The notion that Avengers: Infinity War is the most ambitious crossover event in history has spawned an entire ecosystem of skeptical memes, but also, let’s face it, it’s completely true. With roughly 40 significant roles, pulling from storylines spanning 18 separate movies over the last 10 years, Infinity War is unlike any feature film ever attempted by Hollywood.
At the front lines of that effort: screenwriters Christopher Markus and Stephen McFeely. The duo — who cut their teeth on franchise filmmaking with three of the Chronicles of Narnia movies — started working at Marvel Studios in 2008. They’ve written all three Captain America movies, as well as 2013’s Thor: The Dark World, and they helped create the spinoff series Agent Carter for ABC. Which is to say, they’ve been as steeped in the world of the Marvel Cinematic Universe as just about anyone short of studio chief Kevin Feige.
For what has been billed as the concluding chapter of this iteration of the MCU, Markus and McFeely were tasked with writing two films: Infinity War, opening in theaters now, and an untitled sequel due to open a year from now, both chronicling the collision between the disparate superheroes within the MCU and the designs of cosmic supervillain Thanos (Josh Brolin) to wipe out half of all life in the universe by collecting the six all-powerful Infinity Stones.

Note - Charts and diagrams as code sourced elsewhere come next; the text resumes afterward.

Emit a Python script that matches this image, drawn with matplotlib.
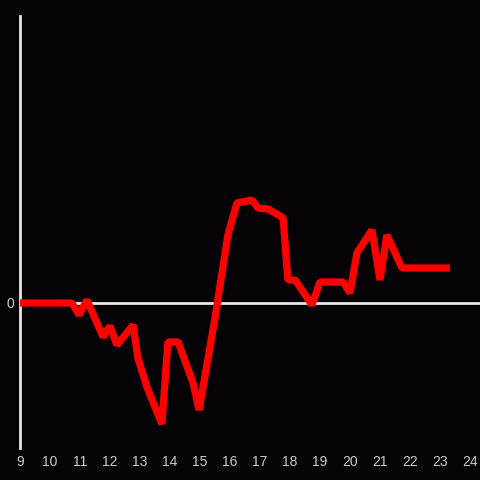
import numpy as np
import matplotlib
matplotlib.use("Agg")
import matplotlib.pyplot as plt

plt.rcParams["font.family"] = ["Liberation Sans", "DejaVu Sans"]

# hours of the day and the value
hours = [9.0, 10.73, 10.97, 11.23, 11.77, 12.0, 12.23, 12.77, 12.93, 13.23,
         13.73, 13.93, 14.27, 14.77, 14.97, 15.5, 15.93, 16.23, 16.73, 16.93,
         17.27, 17.77, 17.93, 18.17, 18.73, 19.0, 19.77, 20.0, 20.23, 20.73,
         21.0, 21.23, 21.73, 23.33]
values = [0, 0, -12, 3, -34, -23, -42, -22, -55, -84,
          -121, -39, -39, -80, -107, -15, 68, 100, 103, 95,
          94, 85, 23, 23, -2, 21, 21, 10, 50, 73,
          23, 68, 35, 35]
xticks = list(range(9, 25))

bg = "#050305"
fig = plt.figure(figsize=(4.8, 4.8), dpi=100, facecolor=bg)
ax = fig.add_axes([20 / 480, 32 / 480, 460 / 480, 432 / 480], facecolor=bg)

ax.axhline(0, color="#e6e6e6", lw=2, zorder=1)
ax.plot(hours, values, color="#ff0000", lw=5.2, solid_joinstyle="bevel",
        solid_capstyle="butt", zorder=3, clip_on=False)

ax.set_xlim(9, 9 + 460 / 30)
ax.set_ylim(-145, 287)
ax.set_xticks(xticks)
ax.set_xticklabels([str(t) for t in xticks])
ax.set_yticks([0])
ax.set_yticklabels(["0"])
ax.tick_params(length=0, colors="#cccccc", labelsize=10)
ax.tick_params(axis="x", pad=5)
ax.tick_params(axis="y", pad=4)

for s in ["top", "right", "bottom"]:
    ax.spines[s].set_visible(False)
ax.spines["left"].set_color("#e6e6e6")
ax.spines["left"].set_linewidth(2)
ax.spines["left"].set_zorder(2)

fig.savefig("out.png", dpi=100, facecolor=bg)
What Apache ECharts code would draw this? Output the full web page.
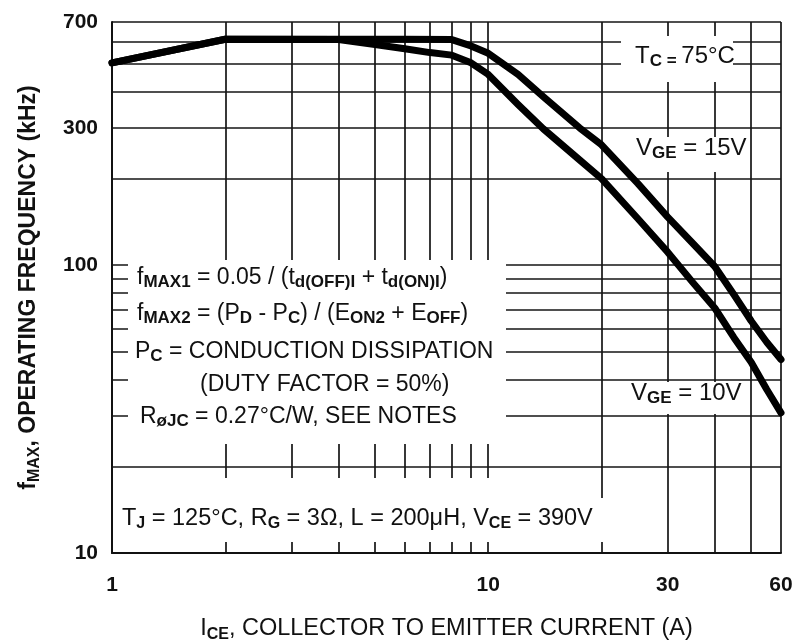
<!DOCTYPE html>
<html>
<head>
<meta charset="utf-8">
<title>fMAX vs ICE</title>
<script src="https://cdn.jsdelivr.net/npm/echarts@6/dist/echarts.min.js"></script>
<style>
  html, body { margin: 0; padding: 0; background: #fff; }
  #chart { width: 797px; height: 641px; }
</style>
</head>
<body>
<div id="chart"></div>
<script>
// Collector current (A) and maximum operating frequency (kHz)
const iceVge15 = [1, 2, 4, 6, 8, 9, 10, 12, 14, 17.5, 20, 25, 30, 35, 40, 45, 50, 55, 60];
const fmaxVge15 = [505, 610, 610, 610, 608, 578, 545, 460, 385, 300, 262, 192, 147, 119, 99, 79, 64, 54, 47];

const iceVge10 = [1, 2, 4, 5, 6, 7, 8, 9, 10, 12, 14, 17.5, 20, 25, 30, 35, 40, 45, 50, 55, 60];
const fmaxVge10 = [505, 610, 608, 585, 565, 548, 537, 505, 460, 362, 298, 232, 200, 145, 111, 87, 71, 56, 46, 37, 30.7];

// Axis ticks: labelled values and grid-line positions
const xTickLabels = [1, 10, 30, 60];
const yTickLabels = [10, 100, 300, 700];
const xGridValues = [1, 2, 3, 4, 5, 6, 7, 8, 9, 10, 20, 30, 40, 50, 60];
const yGridValues = [10, 20, 30, 40, 50, 60, 70, 80, 90, 100, 200, 300, 400, 500, 600, 700];

const FONT = '"Liberation Sans", Arial, Helvetica, sans-serif';
const INK = '#111';

function pairs(xs, ys) {
  return xs.map((x, i) => [x, ys[i]]);
}

// rich-text styles: main text plus bold subscripts
function richStyles(main, sub, lh) {
  return {
    m: { fontFamily: FONT, fontSize: main, color: INK, lineHeight: lh },
    s: { fontFamily: FONT, fontSize: sub, fontWeight: 'bold', color: INK,
         lineHeight: 12, verticalAlign: 'bottom' }
  };
}

const formulaRich = richStyles(23, 17, 26);
const conditionRich = richStyles(23.5, 16, 26);
const noteRich = richStyles(24, 17, 28);

function note(text, x, y, rich) {
  return {
    type: 'text', x: x, y: y, z: 51,
    style: {
      text: text, rich: rich, fill: INK,
      font: '22px ' + FONT,
      align: 'left', verticalAlign: 'middle',
      textAlign: 'left', textVerticalAlign: 'middle'
    }
  };
}

function blank(x, y, w, h) {
  return {
    type: 'rect', z: 50,
    shape: { x: x, y: y, width: w, height: h },
    style: { fill: '#fff' }
  };
}

const gridLine = { show: true, lineStyle: { color: '#151515', width: 1.7 } };

const chart = echarts.init(document.getElementById('chart'), null, { renderer: 'canvas' });

chart.setOption({
  animation: false,
  backgroundColor: '#fff',
  grid: { left: 112, right: 16, top: 22, bottom: 88, containLabel: false, outerBoundsMode: 'none' },
  xAxis: {
    type: 'log', logBase: 10, min: 1, max: 60,
    name: '{m|I}{s|CE}{m|, COLLECTOR TO EMITTER CURRENT (A)}',
    nameLocation: 'middle', nameGap: 62,
    nameTextStyle: {
      rich: {
        m: { fontFamily: FONT, fontSize: 23.5, color: INK, lineHeight: 28 },
        s: { fontFamily: FONT, fontSize: 16, fontWeight: 'bold', color: INK, lineHeight: 12, verticalAlign: 'bottom' }
      }
    },
    axisLine: { show: true, lineStyle: { color: INK, width: 2 } },
    axisTick: { show: false, customValues: xGridValues },
    splitLine: Object.assign({ customValues: xGridValues }, gridLine),
    axisLabel: {
      customValues: xTickLabels,
      formatter: v => String(Math.round(v)),
      fontFamily: FONT, fontSize: 21, fontWeight: 'bold', color: INK, margin: 22
    }
  },
  yAxis: {
    type: 'log', logBase: 10, min: 10, max: 700,
    name: '{m|f}{s|MAX}{m|, OPERATING FREQUENCY (kHz)}',
    nameLocation: 'middle', nameGap: 69, nameRotate: 90,
    nameTextStyle: {
      rich: {
        m: { fontFamily: FONT, fontSize: 23, fontWeight: 'bold', color: INK, lineHeight: 28 },
        s: { fontFamily: FONT, fontSize: 16, fontWeight: 'bold', color: INK, lineHeight: 12, verticalAlign: 'bottom' }
      }
    },
    axisLine: { show: true, lineStyle: { color: INK, width: 2 } },
    axisTick: { show: false, customValues: yGridValues },
    splitLine: Object.assign({ customValues: yGridValues }, gridLine),
    axisLabel: {
      customValues: yTickLabels,
      formatter: v => String(Math.round(v)),
      fontFamily: FONT, fontSize: 21, fontWeight: 'bold', color: INK, margin: 14
    }
  },
  series: [
    {
      name: 'VGE = 15V', type: 'line', z: 60,
      data: pairs(iceVge15, fmaxVge15),
      showSymbol: false, smooth: false,
      lineStyle: { color: '#000', width: 7, join: 'round', cap: 'round' }
    },
    {
      name: 'VGE = 10V', type: 'line', z: 60,
      data: pairs(iceVge10, fmaxVge10),
      showSymbol: false, smooth: false,
      lineStyle: { color: '#000', width: 7, join: 'round', cap: 'round' }
    }
  ],
  graphic: {
    elements: [
      // white panels behind the annotations
      blank(128, 260, 378, 184),
      blank(118, 478, 478, 64),
      blank(596, 498, 10, 44),
      blank(621, 36, 112, 46),
      blank(632, 137, 113, 35),
      blank(626, 382, 119, 32),
      // test conditions
      note('{m|f}{s|MAX1}{m| = 0.05 / (t}{s|d(OFF)I}{m| + t}{s|d(ON)I}{m|)}', 137, 278, formulaRich),
      note('{m|f}{s|MAX2}{m| = (P}{s|D}{m| - P}{s|C}{m|) / (E}{s|ON2}{m| + E}{s|OFF}{m|)}', 137, 314, formulaRich),
      note('{m|P}{s|C}{m| = CONDUCTION DISSIPATION}', 135, 352, formulaRich),
      note('{m|(DUTY FACTOR = 50%)}', 200, 385, formulaRich),
      note('{m|R}{s|øJC}{m| = 0.27°C/W, SEE NOTES}', 140, 417, formulaRich),
      note('{m|T}{s|J}{m| = 125°C, R}{s|G}{m| = 3Ω, L = 200μH, V}{s|CE}{m| = 390V}', 122, 519, conditionRich),
      // curve labels
      note('{m|T}{s|C = }{m|75°C}', 635, 56, noteRich),
      note('{m|V}{s|GE}{m| = 15V}', 636, 148, noteRich),
      note('{m|V}{s|GE}{m| = 10V}', 631, 393, noteRich)
    ]
  }
});
</script>
</body>
</html>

To date, the effort has consumed nearly two years of Markus and McFeely’s lives: four months developing the key story beats at the end of 2015, five months writing each screenplay, and then another year rewriting the scripts as the films entered parallel production throughout 2017.
“It was unwieldy,” McFeely told BuzzFeed News, with perfect understatement. “We started shooting before [2018 Marvel films] Black Panther and Ant-Man and the Wasp, and they both finished shooting before we were done.”
The center of the film, by necessity, was Thanos. “He set the story,” said Markus. “He’s the driver. Once we figured out what he was doing and what he wanted to do, everyone else, we just figured out how they slotted into either trying to stop [him] or not.” But while sorting out how to thread that ginormous purple-faced needle, Markus and McFeely also had great fun playing with all the characters in the MCU — quite literally.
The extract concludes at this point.